The other day, I was in Old Brennan’s on Oliver Plunkett Street with Mr T, one of our favourite spots.
Frank Schiltkamp was on duty, and it is always great to see him. He’s easily one of the top sommeliers around. He mentioned he was planning to tweak the wine list again, which is already pretty excellent, in the next few days.
That got me thinking. How do you even go about putting together a wine list for a wine bar? Frank was kind enough to talk me through some of his thinking. First, he said you need to tick some boxes. And by tick the box, he meant the staples of wine that everybody knows. That is different everywhere in Europe but in Ireland you have the likes of your Pinot Grigio, Sauvignon Blanc, Malbec, Rioja, Prosecco and other easy identifiable wines.
“It's something that you just have to have to ensure that people who do not know that much about wine are still happy to come in without being intimidated or anything like that,” he tells me.
That will make up probably about 20 wines on the list, give or take. And after that, you start adding different interesting styles. In Frank’s case that means Old World Wines.
He starts adding certain wines and grape varieties people might know or might not know but adding and bulking up to different flavour profiles. Obviously, you need to keep your main mix. So, it needs to be from different countries, different regions, different grape varieties, different flavour profiles, and most certainly not unimportant, the price.
Where does it start? Where does it end? Do I have a reasonable selection of wines that are in a slightly lower segment from a price point, middle segment, higher segment?
Frank has to keep all those factors in mind constantly. I asked then in what price range would we find the most interesting wines: “Nobody wants to hear this, but the higher you go in price, the more interesting it gets. But it doesn't mean that you must start at €50”.
He continues: “That doesn't mean the lower value wines aren't any good. But they're probably wines that you've had before but they're not necessarily awfully interesting or awfully exciting”.
One of the more interesting additions will be Kinsale Mead, a fermented honey wine made in small batches using traditional methods. When asked how much personal taste and preferences come in, he laughed and said, of course, it plays a role, but he still needs to cater for his guests before concentrating on his own favourites.

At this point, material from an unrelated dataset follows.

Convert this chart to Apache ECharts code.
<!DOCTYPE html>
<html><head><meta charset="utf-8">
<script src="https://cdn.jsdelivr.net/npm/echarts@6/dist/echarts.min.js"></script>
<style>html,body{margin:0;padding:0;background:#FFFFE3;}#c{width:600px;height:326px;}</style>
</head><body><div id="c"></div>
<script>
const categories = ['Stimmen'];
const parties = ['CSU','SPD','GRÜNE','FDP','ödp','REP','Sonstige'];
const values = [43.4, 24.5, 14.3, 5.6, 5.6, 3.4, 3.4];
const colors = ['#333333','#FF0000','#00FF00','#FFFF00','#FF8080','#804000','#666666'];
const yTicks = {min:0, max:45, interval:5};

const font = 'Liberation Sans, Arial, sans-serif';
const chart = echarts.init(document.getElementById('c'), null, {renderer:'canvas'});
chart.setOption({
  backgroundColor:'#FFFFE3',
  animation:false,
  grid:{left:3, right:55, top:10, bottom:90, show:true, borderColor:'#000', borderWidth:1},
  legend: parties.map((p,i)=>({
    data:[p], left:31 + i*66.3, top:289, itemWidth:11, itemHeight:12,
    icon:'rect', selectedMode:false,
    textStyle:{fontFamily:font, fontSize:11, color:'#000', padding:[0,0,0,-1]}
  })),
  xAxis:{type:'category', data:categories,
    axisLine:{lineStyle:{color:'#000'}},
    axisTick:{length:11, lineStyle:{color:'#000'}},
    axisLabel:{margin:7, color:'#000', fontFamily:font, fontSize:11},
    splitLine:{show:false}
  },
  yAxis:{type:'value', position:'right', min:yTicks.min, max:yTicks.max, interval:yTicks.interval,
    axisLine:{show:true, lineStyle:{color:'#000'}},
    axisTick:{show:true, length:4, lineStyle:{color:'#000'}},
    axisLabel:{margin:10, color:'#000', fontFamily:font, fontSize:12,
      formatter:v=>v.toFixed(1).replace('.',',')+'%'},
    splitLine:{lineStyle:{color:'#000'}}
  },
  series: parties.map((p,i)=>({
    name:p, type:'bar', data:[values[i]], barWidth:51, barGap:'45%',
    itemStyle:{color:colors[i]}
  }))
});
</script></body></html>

A few weeks back, I asked him to choose a wine for me that makes me feel fabulous and he gave me a glass of Muscadet Sevre & Maine. It was spot on. So, I had to ask him how he chose that particular wine. He knows me quite well as he said, you like Old World Wine, particular European and it was a warm day, so white was the perfect choice. The wine was light, yet full of complexity with a long finish. Not too sweet, not too dry – it was the perfect choice. I will be back to feel even more fabulous.